All directly related to specific nasty viral infections I refer to frequently, the Coxsackie viruses I’ve battled with for decades.
I had my own brush, no immune system bare in mind and guarantee of severe widespread respiratory infection every new infection, with Corona last year.
Well knowing how to treat respiratory infections very well, it was a park walk to beat it down very quickly, no lasting complications.
But 2 different Coxsackie viruses in the fall is what messed my intestines up so bad. Both were infinitely harder also to lower and clear from the respiratory tract fully, months to complete vs weeks with Corona, with side effects and consequences I would not have survived without specific diagnosis and treatment in November.
I just started to turn the bend when true 6 week flu hit at Xmas. I was due an important follow up appt in January, which was paramour to ongoing recovery besides the Flu in between.
So that too was cancelled. 2 out of those 3 essential treatments blocked during lockdown.
Additional avenues were also denied, and things have escalated unnaturally in ways they simply would not have done in normal times and rightful circumstances.
On Friday she found my intestines very badly twisted. A hole in one area. Nothing was functioning, as I intuitively was aware, no organ, or system. Extreme malnourishment and anemia.
She corrected everything and treated every part of my intestinal tract.
For weeks, maybe months I’ve not been able to sleep, rest or relax due to a totally non functioning digestive system, and from that one far too delayed treatment, I went to sleep late Friday night, I was so over exhausted I could get up at all yesterday, Saturday. I’ve only been getting up because it was impossibly to sleep and too uncomfortable to lie there. I have lost so much life force though, I slept brokenly, but much deeper, all yesterday and night. Well over 24 hours sleep.
Having the most awful nightmares as a reflection of the deep ditch I’m in just to keep going in life currently.
I have no fight left atm. It will be quite miraculous if I see another year. I seriously would not see another 2 weeks had I not seen my chiropractor on Friday.
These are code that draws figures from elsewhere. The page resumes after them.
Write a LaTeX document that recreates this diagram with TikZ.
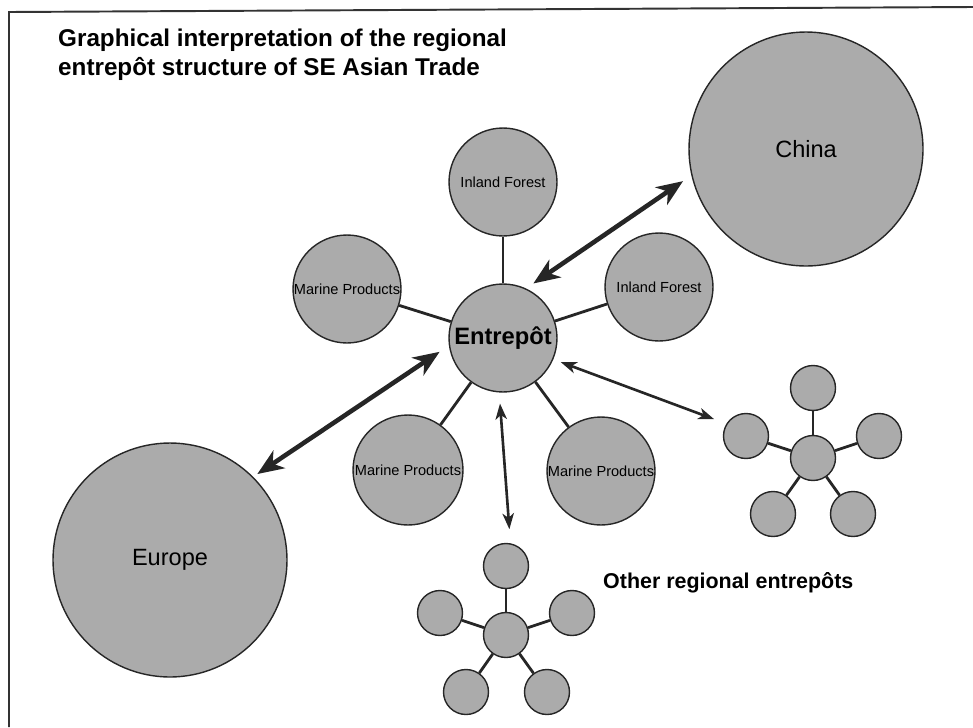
\documentclass[tikz,border=0pt]{standalone}
\usepackage{fontspec}
\setmainfont{Liberation Sans}
\usetikzlibrary{arrows.meta}
\begin{document}
\begin{tikzpicture}[x=0.02cm,y=-0.02cm,blob/.style={circle,draw=black!85,line width=0.8pt,fill=black!33,inner sep=0pt,align=center},bigblob/.style={blob,minimum size=4.68cm,font=\fontsize{13.4}{16}\selectfont},prodblob/.style={blob,minimum size=2.16cm,font=\fontsize{8.3}{10}\selectfont},hubblob/.style={blob,minimum size=0.9cm},link/.style={line width=1.6pt,black!85},heavyarrow/.style={line width=2.6pt,black!85,{Stealth[length=15pt,width=12pt,inset=4.5pt]}-{Stealth[length=15pt,width=12pt,inset=4.5pt]}},lightarrow/.style={line width=1.5pt,black!85,{Stealth[length=9pt,width=6.5pt,inset=2.5pt]}-{Stealth[length=9pt,width=6.5pt,inset=2.5pt]}}]
\useasboundingbox (0,0) rectangle (973,727);
\draw[line width=1.1pt,black!80] (973,7) -- (9,12) -- (9,727);
\node[anchor=base west,align=left,font=\bfseries\fontsize{13.8}{16}\selectfont] (title) at (52,75) {Graphical interpretation of the regional\\entrepôt structure of SE Asian Trade};
\node[bigblob] (china) at (806,149) {China};
\node[bigblob] (europe) at (170,560) {Europe};
\node[blob,minimum size=2.16cm,font=\bfseries\fontsize{13.5}{16}\selectfont] (entrepot) at (503,338) {Entrepôt};
\node[prodblob] (forestN) at (503,182) {Inland Forest};
\node[prodblob] (forestE) at (659,287) {Inland Forest};
\node[prodblob] (marineW) at (347,289) {Marine Products};
\node[prodblob,minimum size=2.2cm] (marineSW) at (408,470) {Marine Products};
\node[prodblob] (marineSE) at (601,471) {Marine Products};
\draw[link] (entrepot) -- (forestN);
\draw[link] (entrepot) -- (forestE);
\draw[link] (entrepot) -- (marineW);
\draw[link] (entrepot) -- (marineSW);
\draw[link] (entrepot) -- (marineSE);
\node[hubblob] (hubE) at (813,458) {};
\node[hubblob] (hubE-t) at (813,388) {};
\node[hubblob] (hubE-r) at (879,436) {};
\node[hubblob] (hubE-l) at (746,436) {};
\node[hubblob] (hubE-br) at (853,514) {};
\node[hubblob] (hubE-bl) at (773,514) {};
\draw[link] (hubE) -- (hubE-t);
\draw[link] (hubE) -- (hubE-r);
\draw[link] (hubE) -- (hubE-l);
\draw[link] (hubE) -- (hubE-br);
\draw[link] (hubE) -- (hubE-bl);
\node[hubblob] (hubS) at (506,635) {};
\node[hubblob] (hubS-t) at (506,566) {};
\node[hubblob] (hubS-r) at (572,613) {};
\node[hubblob] (hubS-l) at (440,613) {};
\node[hubblob] (hubS-br) at (547,692) {};
\node[hubblob] (hubS-bl) at (466,692) {};
\draw[link] (hubS) -- (hubS-t);
\draw[link] (hubS) -- (hubS-r);
\draw[link] (hubS) -- (hubS-l);
\draw[link] (hubS) -- (hubS-br);
\draw[link] (hubS) -- (hubS-bl);
\draw[heavyarrow,shorten <=5pt,shorten >=5.7pt] (entrepot.65.5) -- (china.193);
\draw[heavyarrow,shorten <=6.3pt,shorten >=2.8pt] (entrepot.188) -- (europe.45.7);
\draw[lightarrow,shorten <=6.3pt,shorten >=8pt] (entrepot.266.5) -- (hubS-t.79);
\draw[lightarrow,shorten <=4.5pt,shorten >=7.4pt] (entrepot.337) -- (hubE-l.148.5);
\node[anchor=base west,font=\bfseries\fontsize{12.2}{14}\selectfont] (others) at (597,588) {Other regional entrepôts};
\end{tikzpicture}
\end{document}
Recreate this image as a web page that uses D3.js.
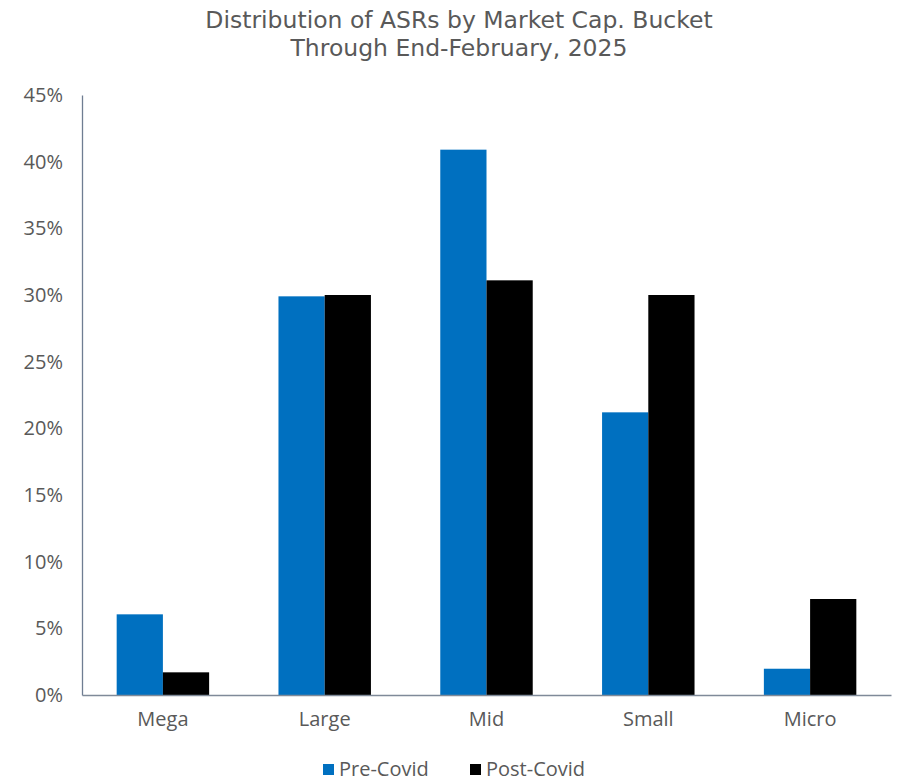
<!DOCTYPE html>
<html><head><meta charset="utf-8">
<script src="https://cdn.jsdelivr.net/npm/d3@7"></script>
<style>body{margin:0;background:#fff;} text{font-family:"Open Sans",sans-serif;}</style>
</head><body><svg id="c" width="900" height="782"></svg>
<script>
const categories = ["Mega","Large","Mid","Small","Micro"];
const seriesNames = ["Pre-Covid","Post-Covid"];
const preCovid = [6.05, 29.9, 40.9, 21.2, 1.97];
const postCovid = [1.7, 30.0, 31.1, 30.0, 7.2];
const yTicks = [0,5,10,15,20,25,30,35,40,45];
const colors = ["#0070C0","#000000"];
const titleLines = ["Distribution of ASRs by Market Cap. Bucket","Through End-February, 2025"];

(function(){
const svg = d3.select("#c");
const mLeft = 82, mRight = 891, mTop = 95, mBottom = 695;
const x = d3.scaleBand().domain(categories).range([mLeft,mRight]).paddingInner(0).paddingOuter(0);
const x1 = d3.scaleBand().domain(seriesNames).range([0,x.bandwidth()]).paddingInner(0).paddingOuter(0.75);
const y = d3.scaleLinear().domain([0,45]).range([mBottom,mTop]);

svg.selectAll(".title").data(titleLines).enter().append("text")
  .attr("x",459).attr("y",(d,i)=>28+i*28).attr("text-anchor","middle")
  .style("font-family","'DejaVu Sans',sans-serif")
  .attr("font-size",23.5).attr("fill","#595959").text(d=>d);

const data = categories.map((c,i)=>({c, vals:[preCovid[i],postCovid[i]]}));
const g = svg.append("g");
data.forEach(d=>{
  g.selectAll(null).data(d.vals).enter().append("rect")
   .attr("x",(v,j)=>x(d.c)+x1(seriesNames[j]))
   .attr("width",x1.bandwidth())
   .attr("y",v=>y(v)).attr("height",v=>y(0)-y(v))
   .attr("fill",(v,j)=>colors[j]);
});

const yAxis = d3.axisLeft(y).tickValues(yTicks).tickFormat(d=>d+"%").tickSize(0).tickPadding(19);
const ya = svg.append("g").attr("transform",`translate(${mLeft},0)`).call(yAxis);
ya.select(".domain").attr("stroke","#6f7d92").attr("stroke-width",1.3);
ya.selectAll("text").attr("font-size",20).attr("fill","#595959");

const xAxis = d3.axisBottom(x).tickSize(0).tickPadding(17);
const xa = svg.append("g").attr("transform",`translate(0,${mBottom})`).call(xAxis);
xa.select(".domain").attr("stroke","#7f8a99").attr("stroke-width",1.5);
xa.selectAll("text").attr("font-size",20).attr("fill","#595959");

const legX = [323, 470];
const lg = svg.selectAll(".leg").data(seriesNames).enter().append("g").attr("transform",(d,i)=>`translate(${legX[i]},764)`);
lg.append("rect").attr("width",11).attr("height",11).attr("fill",(d,i)=>colors[i]);
lg.append("text").attr("x",16).attr("y",12).attr("font-size",20).attr("fill","#595959").text(d=>d);
})();
</script></body></html>
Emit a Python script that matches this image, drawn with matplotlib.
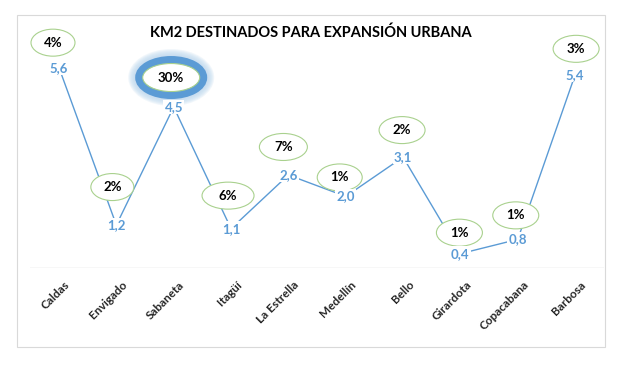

I can’t guarantee I will even, so progressed was my exhausted state directly due to the intestinal disturbances which are entirely un drug related, but infections and stress.
Lockdowns really have destroyed my own health, life and chance of survival for a pandemic that doesn’t really exist, a virus which isn’t even worth a mention in my own health history and prognosis in my own direct experience with it, my mum’s (71 old) and others we know.
So I understandably fume, IMO at the injustice and sickness of it.
Many here strongly disagree I know. Some by their own differing personal experience, but most by the media alone.
But
@woundedhealer your girlfriend, first thought is the MDMA is very distinguishable from most psychedellics including LSD in it’s propensity, or almost guarnteehood to mentally and emotionally unhinge a person, however emotionally stable and fortified.
It’s really quite impossible to take MDMA frequently and not suffer severe disturbances.
Heavy LSD use can be a really tough ride, but you CAN get away with it.
In her position I would feel, leaving off MDMA primarily, drop THAT particular crutch as you correctly observe, would be my own encouragement.
She will need your support for a long time I feel, but will have to put a lot of work and dedication in herself and she needs to be deadly honest and real with herself too, moving forward. She may be in for a ride by the sounds. Just do your best for now to positively encourage her to be totally self honest, and consider amending her drug routine.
I would usually offer more but I’m pretty bedridden still from over exhaustion. I won’t say I’m hoping to survive. I lost the mythological hope a long time ago. Now it’s more of a predictive game but so uncertain. Still, I guess I do still hold hope. Just need to hope it will be possible for me to rejuvenate and recover, as it’s really slipped out of my hands.